* **Challenge**
Without the pictures, output the lines of the material from the very first through the one that holds "0.11, -0.11, 0.11, -0.05];".

* **Data provided**
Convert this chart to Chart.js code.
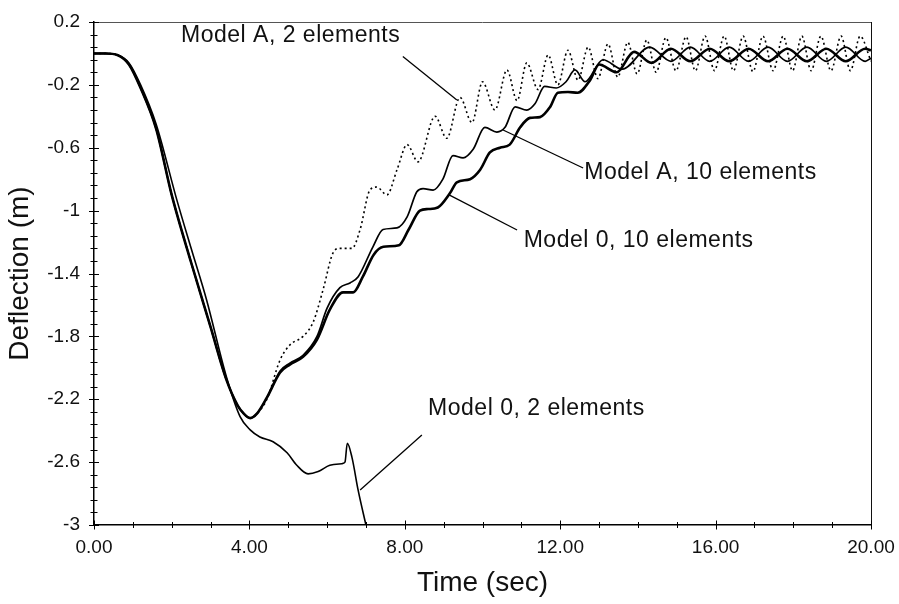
<!DOCTYPE html>
<html>
<head>
<meta charset="utf-8">
<script src="https://cdn.jsdelivr.net/npm/chart.js@4.4.1/dist/chart.umd.min.js"></script>
<style>
  body { margin: 0; background: #fff; }
  #wrap { width: 899px; height: 604px; }
</style>
</head>
<body>
<div id="wrap"><canvas id="deflection" width="899" height="604"></canvas></div>
<script>
// axis ticks
const xMajorTicks = [0, 4, 8, 12, 16, 20];
const xTickLabels = ['0.00', '4.00', '8.00', '12.00', '16.00', '20.00'];
const yMajorTicks = [0.2, -0.2, -0.6, -1, -1.4, -1.8, -2.2, -2.6, -3];
const yTickLabels = ['0.2', '-0.2', '-0.6', '-1', '-1.4', '-1.8', '-2.2', '-2.6', '-3'];

// Model A, 2 elements (dotted)
const modelA2Time = [0, 0.3, 0.6, 0.9, 1.2, 1.6, 2.0, 2.5, 3.0, 3.4, 3.7, 3.85, 4.02, 4.2, 4.45,
  4.79, 5.04, 5.38, 5.64, 5.9, 6.15, 6.33, 6.64, 6.85, 7.1, 7.28, 7.54, 7.8, 8.06, 8.34,
  8.78, 9.08, 9.42, 9.73, 10.0, 10.32, 10.63, 10.89, 11.14, 11.43, 11.69, 11.94, 12.2, 12.46,
  12.72, 12.97, 13.23, 13.48, 13.74, 13.98, 14.23, 14.47, 14.72, 14.98, 15.24, 15.48, 15.73,
  15.97, 16.22, 16.46, 16.71, 16.96, 17.22, 17.48, 17.74, 17.98, 18.22, 18.46, 18.71, 18.97,
  19.23, 19.47, 19.72, 20.0];
const modelA2Defl = [0, 0, -0.01, -0.07, -0.22, -0.48, -0.9, -1.33, -1.74, -2.07, -2.24, -2.29, -2.32, -2.29, -2.2,
  -1.95, -1.855, -1.8, -1.71, -1.5, -1.27, -1.24, -1.24, -1.12, -0.87, -0.85, -0.9, -0.74, -0.58, -0.69,
  -0.40, -0.54, -0.28, -0.44, -0.18, -0.36, -0.105, -0.30, -0.06, -0.23, -0.01, -0.20, 0.02, -0.17,
  0.04, -0.16, 0.06, -0.15, 0.07, -0.13, 0.085, -0.12, 0.1, -0.11, 0.105, -0.11, 0.11,
  -0.11, 0.11, -0.11, 0.11, -0.115, 0.11, -0.11, 0.11, -0.11, 0.11, -0.11, 0.11, -0.11,
  0.11, -0.11, 0.11, -0.05];

// Model A, 10 elements (thin solid)
const modelA10Time = [0, 0.3, 0.6, 0.9, 1.2, 1.6, 2.0, 2.5, 3.0, 3.4, 3.7, 3.85, 4.02, 4.2, 4.45,
  4.79, 5.04, 5.38, 5.74, 6.0, 6.33, 6.59, 6.8, 7.18, 7.44, 7.8, 8.06, 8.31, 8.47, 8.73,
  8.98, 9.24, 9.5, 9.76, 10.06, 10.37, 10.58, 10.84, 11.14, 11.35, 11.6, 11.9, 12.15, 12.38,
  12.64, 13.1, 13.6, 14.3, 14.85, 15.35, 15.85, 16.35, 16.85, 17.35, 17.85, 18.35, 18.85,
  19.35, 19.85, 20.0];
const modelA10Defl = [0, 0, -0.01, -0.07, -0.22, -0.48, -0.9, -1.33, -1.74, -2.07, -2.24, -2.29, -2.32, -2.29, -2.19,
  -2.02, -1.97, -1.92, -1.80, -1.62, -1.49, -1.46, -1.42, -1.23, -1.12, -1.11, -1.04, -0.88, -0.86, -0.87,
  -0.80, -0.65, -0.665, -0.61, -0.47, -0.50, -0.47, -0.34, -0.36, -0.32, -0.21, -0.22, -0.18, -0.105,
  -0.18, -0.04, -0.10, 0.04, -0.05, 0.04, -0.05, 0.04, -0.05, 0.04, -0.05, 0.04, -0.05,
  0.04, -0.05, -0.03];

// Model 0, 10 elements (thick solid)
const model010Time = [0, 0.3, 0.6, 0.9, 1.2, 1.6, 2.0, 2.5, 3.0, 3.4, 3.7, 3.85, 4.02, 4.2, 4.45,
  4.79, 5.04, 5.38, 5.74, 6.07, 6.41, 6.67, 6.92, 7.2, 7.45, 7.85, 8.1, 8.39, 8.6, 8.85,
  9.16, 9.34, 9.68, 9.94, 10.19, 10.45, 10.7, 10.97, 11.22, 11.48, 11.74, 11.94, 12.2, 12.45,
  12.77, 13.0, 13.45, 13.9, 14.35, 14.85, 15.35, 15.85, 16.35, 16.85, 17.35, 17.85, 18.35,
  18.85, 19.35, 19.85, 20.0];
const model010Defl = [0, 0, -0.01, -0.07, -0.22, -0.48, -0.9, -1.33, -1.74, -2.07, -2.24, -2.29, -2.32, -2.29, -2.19,
  -2.03, -1.98, -1.93, -1.82, -1.63, -1.52, -1.52, -1.42, -1.28, -1.23, -1.22, -1.12, -1.0, -0.99, -0.98,
  -0.89, -0.82, -0.80, -0.74, -0.63, -0.60, -0.58, -0.47, -0.41, -0.405, -0.34, -0.25, -0.245, -0.25,
  -0.17, -0.07, -0.12, 0.01, -0.06, 0.03, -0.05, 0.03, -0.05, 0.03, -0.05, 0.03, -0.05,
  0.03, -0.05, 0.03, 0.02];

// Model 0, 2 elements (thin solid, diverges)
const model02Time = [0, 0.3, 0.6, 0.9, 1.2, 1.6, 2.13, 2.5, 2.9, 3.4, 3.76, 4.02, 4.27, 4.61,
  4.97, 5.22, 5.51, 5.77, 6.07, 6.38, 6.46, 6.52, 6.64, 6.8, 7.0];
const model02Defl = [0, 0, -0.01, -0.06, -0.2, -0.45, -0.93, -1.24, -1.57, -2.05, -2.31, -2.395, -2.44, -2.47,
  -2.54, -2.62, -2.675, -2.66, -2.62, -2.61, -2.6, -2.48, -2.57, -2.78, -3.0];

// callout labels: text position and pointer line, in data units
const callouts = [
  { text: 'Model A, 2 elements', at: [2.24, 0.11], from: [7.95, -0.02], to: [9.34, -0.296] },
  { text: 'Model A, 10 elements', at: [12.62, -0.76], from: [12.59, -0.729], to: [10.53, -0.487] },
  { text: 'Model 0, 10 elements', at: [11.06, -1.19], from: [10.89, -1.123], to: [9.14, -0.90] },
  { text: 'Model 0, 2 elements', at: [8.6, -2.26], from: [8.44, -2.427], to: [6.85, -2.777] },
];

const toPoints = (xs, ys) => xs.map((x, i) => ({ x: x, y: ys[i] }));

const fontFamily = '"Liberation Sans", Arial, sans-serif';

const axisDecor = {
  id: 'axisDecor',
  afterDatasetsDraw(chart) {
    const { ctx, chartArea, scales } = chart;
    const xs = scales.x;
    const ys = scales.y;
    ctx.save();

    // top and right frame
    ctx.strokeStyle = '#555';
    ctx.lineWidth = 1;
    ctx.beginPath();
    ctx.moveTo(chartArea.left, chartArea.top + 0.5);
    ctx.lineTo(chartArea.right, chartArea.top + 0.5);
    ctx.stroke();
    ctx.strokeStyle = '#111';
    ctx.beginPath();
    ctx.moveTo(chartArea.right + 0.5, chartArea.top);
    ctx.lineTo(chartArea.right + 0.5, chartArea.bottom);
    ctx.stroke();

    // crossing tick marks
    ctx.strokeStyle = '#000';
    ctx.lineWidth = 1;
    ctx.beginPath();
    for (let v = 0; v <= 20; v += 1) {
      const px = Math.round(xs.getPixelForValue(v)) + 0.5;
      const len = v % 4 === 0 ? 4.5 : 3;
      ctx.moveTo(px, chartArea.bottom - len);
      ctx.lineTo(px, chartArea.bottom + len);
    }
    for (let k = 0; k <= 40; k++) {
      const v = 0.2 - k * 0.08;
      const py = Math.round(ys.getPixelForValue(v)) + 0.5;
      const len = k % 5 === 0 ? 5 : 3.5;
      ctx.moveTo(chartArea.left - len, py);
      ctx.lineTo(chartArea.left + len, py);
    }
    ctx.stroke();

    // callouts
    ctx.font = '23px ' + fontFamily;
    if ('letterSpacing' in ctx) ctx.letterSpacing = '0.5px';
    ctx.fillStyle = '#111';
    ctx.textAlign = 'left';
    ctx.textBaseline = 'middle';
    ctx.lineWidth = 1.3;
    callouts.forEach((c) => {
      ctx.fillText(c.text, xs.getPixelForValue(c.at[0]), ys.getPixelForValue(c.at[1]));
      ctx.beginPath();
      ctx.moveTo(xs.getPixelForValue(c.from[0]), ys.getPixelForValue(c.from[1]));
      ctx.lineTo(xs.getPixelForValue(c.to[0]), ys.getPixelForValue(c.to[1]));
      ctx.stroke();
    });
    ctx.restore();
  },
};

const lineBase = {
  borderColor: '#000',
  pointRadius: 0,
  fill: false,
  cubicInterpolationMode: 'monotone',
};

new Chart(document.getElementById('deflection').getContext('2d'), {
  type: 'line',
  data: {
    datasets: [
      { ...lineBase, label: 'Model A, 2 elements', data: toPoints(modelA2Time, modelA2Defl), borderWidth: 1.6, borderDash: [2, 3] },
      { ...lineBase, label: 'Model 0, 2 elements', data: toPoints(model02Time, model02Defl), borderWidth: 1.6 },
      { ...lineBase, label: 'Model A, 10 elements', data: toPoints(modelA10Time, modelA10Defl), borderWidth: 1.7 },
      { ...lineBase, label: 'Model 0, 10 elements', data: toPoints(model010Time, model010Defl), borderWidth: 2.6 },
    ],
  },
  options: {
    responsive: false,
    animation: false,
    layout: { padding: { top: 22, right: 28, left: 0, bottom: 0 } },
    plugins: {
      legend: { display: false },
      tooltip: { enabled: false },
    },
    scales: {
      x: {
        type: 'linear',
        min: 0,
        max: 20,
        grid: { display: false, drawTicks: false },
        border: { color: '#000', width: 1.5 },
        afterBuildTicks: (s) => { s.ticks = xMajorTicks.map((v) => ({ value: v })); },
        afterFit: (s) => { s.height = 79; s.paddingLeft = 0; s.paddingRight = 0; },
        ticks: {
          callback: (v, i) => xTickLabels[i],
          font: { family: fontFamily, size: 19 },
          color: '#111',
          padding: 11,
          maxRotation: 0,
          autoSkip: false,
        },
        title: {
          display: true,
          text: 'Time (sec)',
          font: { family: fontFamily, size: 28 },
          color: '#111',
          padding: { top: 0, bottom: 4 },
        },
      },
      y: {
        type: 'linear',
        min: -3,
        max: 0.2,
        grid: { display: false, drawTicks: false },
        border: { color: '#000', width: 1.5 },
        afterBuildTicks: (s) => { s.ticks = yMajorTicks.map((v) => ({ value: v })); },
        afterFit: (s) => { s.width = 94; s.paddingTop = 0; s.paddingBottom = 0; },
        ticks: {
          callback: (v, i) => yTickLabels[i],
          font: { family: fontFamily, size: 19 },
          color: '#111',
          padding: 14,
          autoSkip: false,
        },
        title: {
          display: true,
          text: 'Deflection (m)',
          font: { family: fontFamily, size: 28 },
          color: '#111',
          padding: { top: 3, bottom: 0 },
        },
      },
    },
  },
  plugins: [axisDecor],
});
</script>
</body>
</html>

* **Response to the task**
Convert this chart to Chart.js code.
<!DOCTYPE html>
<html>
<head>
<meta charset="utf-8">
<script src="https://cdn.jsdelivr.net/npm/chart.js@4.4.1/dist/chart.umd.min.js"></script>
<style>
  body { margin: 0; background: #fff; }
  #wrap { width: 899px; height: 604px; }
</style>
</head>
<body>
<div id="wrap"><canvas id="deflection" width="899" height="604"></canvas></div>
<script>
// axis ticks
const xMajorTicks = [0, 4, 8, 12, 16, 20];
const xTickLabels = ['0.00', '4.00', '8.00', '12.00', '16.00', '20.00'];
const yMajorTicks = [0.2, -0.2, -0.6, -1, -1.4, -1.8, -2.2, -2.6, -3];
const yTickLabels = ['0.2', '-0.2', '-0.6', '-1', '-1.4', '-1.8', '-2.2', '-2.6', '-3'];

// Model A, 2 elements (dotted)
const modelA2Time = [0, 0.3, 0.6, 0.9, 1.2, 1.6, 2.0, 2.5, 3.0, 3.4, 3.7, 3.85, 4.02, 4.2, 4.45,
  4.79, 5.04, 5.38, 5.64, 5.9, 6.15, 6.33, 6.64, 6.85, 7.1, 7.28, 7.54, 7.8, 8.06, 8.34,
  8.78, 9.08, 9.42, 9.73, 10.0, 10.32, 10.63, 10.89, 11.14, 11.43, 11.69, 11.94, 12.2, 12.46,
  12.72, 12.97, 13.23, 13.48, 13.74, 13.98, 14.23, 14.47, 14.72, 14.98, 15.24, 15.48, 15.73,
  15.97, 16.22, 16.46, 16.71, 16.96, 17.22, 17.48, 17.74, 17.98, 18.22, 18.46, 18.71, 18.97,
  19.23, 19.47, 19.72, 20.0];
const modelA2Defl = [0, 0, -0.01, -0.07, -0.22, -0.48, -0.9, -1.33, -1.74, -2.07, -2.24, -2.29, -2.32, -2.29, -2.2,
  -1.95, -1.855, -1.8, -1.71, -1.5, -1.27, -1.24, -1.24, -1.12, -0.87, -0.85, -0.9, -0.74, -0.58, -0.69,
  -0.40, -0.54, -0.28, -0.44, -0.18, -0.36, -0.105, -0.30, -0.06, -0.23, -0.01, -0.20, 0.02, -0.17,
  0.04, -0.16, 0.06, -0.15, 0.07, -0.13, 0.085, -0.12, 0.1, -0.11, 0.105, -0.11, 0.11,
  -0.11, 0.11, -0.11, 0.11, -0.115, 0.11, -0.11, 0.11, -0.11, 0.11, -0.11, 0.11, -0.11,
  0.11, -0.11, 0.11, -0.05];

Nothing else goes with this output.